How do Sensors Measure Angle?

An angle is the degree of rotation of an object from a reference position about a central axis. In the engineering world, there are two types of angles requiring measurement. One is the physical or mechanical characteristic, such as the rotation of a shaft with respect to its bearing or housing. The other is a mathematical term such as the angle between two phases of alternating voltage system. Usually, sensors measure angles in a format that a computer or a machine can understand, interpret and utilize.

It is also a common practice to convert a physical characteristic into a rotational mechanical movement to measure linear displacement. For example, the distance traveled by a shaft can be translated into rotational movement by a rack and pinion arrangement. The angular position sensor attached to the arrangement then interprets the angular movement in proportion to the linear movement of the shaft.

In the market, you will find different sizes and forms of angle positioning sensors using various technologies. Generally speaking, these sensors are versatile and one can use them in all kinds of applications, such as in agriculture, commercial equipment, off-road vehicles and in automotive industries. Most of the applications above require a product suitable for operating in harsh environments, including moisture, dirt, dust, extreme temperatures and more.

For example, Forklift Position sensors measure the angle of the forks on a forklift truck. According to OSHA, one of the primary causes for tip-over accidents on forklifts is excessive speed when the machine is turning or rounding a corner. The angle position sensor on the truck helps it to remain within a safe speed and prevents overturning. This particular application also prevents accidents from unbalanced loads and limits the operation of the machine when the load is improperly positioned or balanced.

The simplest form of measuring angle is by using the gear tooth sensor. By sensing the teeth to count the rotation of a gear or wheel, engineers monitor and limit speed. Another common form of angular position measurement utilizes potentiometers. Other more sensitive and rugged types of angle sensors use optical or magnetic technology.

Traditional rotary encoders use an LED transmitter, a coded disc and a photo sensor to detect angular movement. The disc is coded with opaque and transparent sections, which transmit light in a specific manner to the photo sensors depending on the position of the disc. The photo sensor converts the light falling on to it into an electrical code. This allows the encoder to detect rotation, position, angle, etc.

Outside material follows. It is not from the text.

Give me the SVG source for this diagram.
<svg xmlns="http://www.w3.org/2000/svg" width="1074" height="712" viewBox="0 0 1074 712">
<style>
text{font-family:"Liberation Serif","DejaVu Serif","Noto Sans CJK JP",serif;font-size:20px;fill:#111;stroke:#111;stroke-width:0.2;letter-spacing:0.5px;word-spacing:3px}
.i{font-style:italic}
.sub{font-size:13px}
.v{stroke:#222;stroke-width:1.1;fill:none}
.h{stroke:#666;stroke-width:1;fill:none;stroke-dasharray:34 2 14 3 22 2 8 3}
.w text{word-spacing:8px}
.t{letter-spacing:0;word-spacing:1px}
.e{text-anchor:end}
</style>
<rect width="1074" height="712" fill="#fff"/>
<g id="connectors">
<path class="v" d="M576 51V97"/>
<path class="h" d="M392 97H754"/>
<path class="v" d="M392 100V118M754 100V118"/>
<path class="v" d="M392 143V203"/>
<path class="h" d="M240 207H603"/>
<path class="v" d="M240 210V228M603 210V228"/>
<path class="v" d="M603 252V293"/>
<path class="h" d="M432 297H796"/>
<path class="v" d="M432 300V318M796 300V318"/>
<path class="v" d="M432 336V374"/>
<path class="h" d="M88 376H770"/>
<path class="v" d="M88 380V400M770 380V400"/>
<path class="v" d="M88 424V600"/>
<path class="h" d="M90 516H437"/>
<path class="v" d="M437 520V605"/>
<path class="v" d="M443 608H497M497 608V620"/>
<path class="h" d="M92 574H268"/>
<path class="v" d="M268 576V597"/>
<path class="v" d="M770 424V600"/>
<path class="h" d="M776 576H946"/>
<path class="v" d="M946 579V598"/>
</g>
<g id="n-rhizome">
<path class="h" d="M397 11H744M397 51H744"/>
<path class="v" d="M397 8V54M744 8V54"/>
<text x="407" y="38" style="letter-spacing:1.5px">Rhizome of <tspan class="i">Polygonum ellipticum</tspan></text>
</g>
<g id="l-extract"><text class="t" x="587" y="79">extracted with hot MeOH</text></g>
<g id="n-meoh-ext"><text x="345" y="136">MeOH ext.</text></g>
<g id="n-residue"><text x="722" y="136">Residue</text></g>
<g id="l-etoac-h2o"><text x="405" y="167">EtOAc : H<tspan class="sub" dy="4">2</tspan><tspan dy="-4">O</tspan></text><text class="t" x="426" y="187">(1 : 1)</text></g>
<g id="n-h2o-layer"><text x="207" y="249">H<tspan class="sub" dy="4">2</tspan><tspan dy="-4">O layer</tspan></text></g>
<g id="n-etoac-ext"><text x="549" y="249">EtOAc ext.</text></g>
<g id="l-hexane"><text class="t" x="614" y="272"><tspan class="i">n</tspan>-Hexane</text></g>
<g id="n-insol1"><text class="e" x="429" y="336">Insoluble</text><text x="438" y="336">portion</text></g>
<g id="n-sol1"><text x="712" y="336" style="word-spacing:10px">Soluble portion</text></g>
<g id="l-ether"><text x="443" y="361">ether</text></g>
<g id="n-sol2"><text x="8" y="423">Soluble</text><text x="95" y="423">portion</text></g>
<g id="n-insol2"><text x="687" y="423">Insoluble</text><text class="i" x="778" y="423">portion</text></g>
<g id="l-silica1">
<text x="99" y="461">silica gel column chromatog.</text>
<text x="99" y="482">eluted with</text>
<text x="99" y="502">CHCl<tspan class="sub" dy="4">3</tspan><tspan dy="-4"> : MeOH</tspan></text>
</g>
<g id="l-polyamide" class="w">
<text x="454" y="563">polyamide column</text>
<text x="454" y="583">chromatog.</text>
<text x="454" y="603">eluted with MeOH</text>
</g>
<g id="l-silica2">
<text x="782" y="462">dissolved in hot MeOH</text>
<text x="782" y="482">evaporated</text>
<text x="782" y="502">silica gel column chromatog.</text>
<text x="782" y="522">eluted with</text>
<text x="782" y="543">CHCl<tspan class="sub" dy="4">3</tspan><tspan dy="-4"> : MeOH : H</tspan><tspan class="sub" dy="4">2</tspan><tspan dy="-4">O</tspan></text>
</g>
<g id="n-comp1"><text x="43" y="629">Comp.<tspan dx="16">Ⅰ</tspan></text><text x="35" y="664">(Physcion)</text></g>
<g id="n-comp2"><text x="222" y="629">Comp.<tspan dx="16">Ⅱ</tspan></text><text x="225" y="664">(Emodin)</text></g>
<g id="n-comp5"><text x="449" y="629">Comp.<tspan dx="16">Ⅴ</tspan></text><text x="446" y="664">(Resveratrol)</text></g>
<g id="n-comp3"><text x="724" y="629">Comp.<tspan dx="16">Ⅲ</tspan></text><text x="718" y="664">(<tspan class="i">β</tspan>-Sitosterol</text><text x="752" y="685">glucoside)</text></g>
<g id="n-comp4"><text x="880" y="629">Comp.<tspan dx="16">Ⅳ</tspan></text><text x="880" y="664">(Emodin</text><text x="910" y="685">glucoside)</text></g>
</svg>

Sensors that are more rugged use the Hall-Effect technology for measuring angle. This technology uses magnetic field sensing and does not require the critical positioning necessary for the components using optical methods. In both methods, accuracy of an angle sensor depends largely on its resolution. The higher the resolution, the more precise is the detection of angular movement. Sensors measuring angles using Hall-Effect technology can perform without physical contact, thereby remaining unaffected by vibration and abrupt movements. These sensors also have the added benefits of virtually unlimited lifespan.